Insurance companies very worried about delay of the individual mandate...

Without the individual mandate, the whole house of cards collapses. To be honest, it's hard to feel sorry for insurance companies. They supported Obamacare. Having said that, it would be a disaster if the individual market collapsed.

Via The National Journal:
That tone is changing, though, in the wake of HealthCare.gov’s woes. Sen. Joe Manchin, D-W.Va., is working on a bipartisan bill to delay the individual mandate for a year, a move that has set off alarms inside the industry. “The individual mandate is inextricably linked to the insurance-market reforms included in the health care reform law,” said Robert Zirkelbach, a spokesman for America’s Health Insurance Plans, the industry’s leading trade organization.
The health care law essentially strikes a deal with insurance companies: They are required to cover people with preexisting conditions, and they can’t charge people more based on those conditions. Both of those policies will cost insurers money—potentially, a lot of it.

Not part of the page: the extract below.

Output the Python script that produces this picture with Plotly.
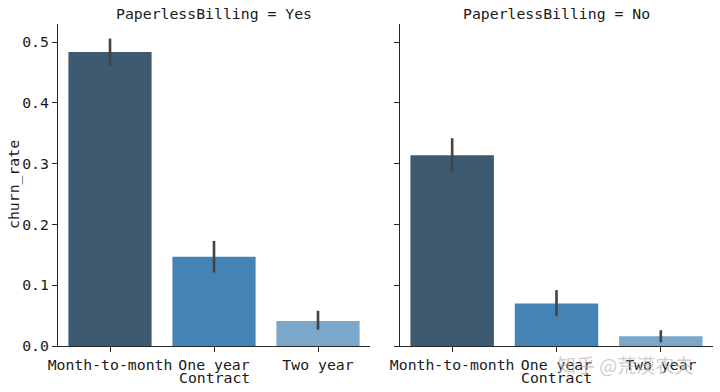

So the law also includes three tools to minimize their financial risks: the individual mandate; subsidies to help people afford insurance; and a defined window to buy coverage.
If lawmakers start fiddling with those incentives, the equation gets worse for insurers. There are minor changes that the industry could probably weather, maybe easily. But just the idea of weakening those safeguards is enough to make insurers nervous. A handful of states tried in the 1990s to enforce guaranteed coverage, but without the safeguards that Obamacare includes for insurers. Premiums in those states skyrocketed, growing by double digits each year until they were so expensive that the reforms ended up increasing the number of uninsured people.
Democrats protective of the Affordable Care Act have held the line so far on changes to its important provisions. The individual mandate might not be politically popular, but Obamacare won’t work without it, so the party was stuck with it. That put Democrats and insurers on the same team.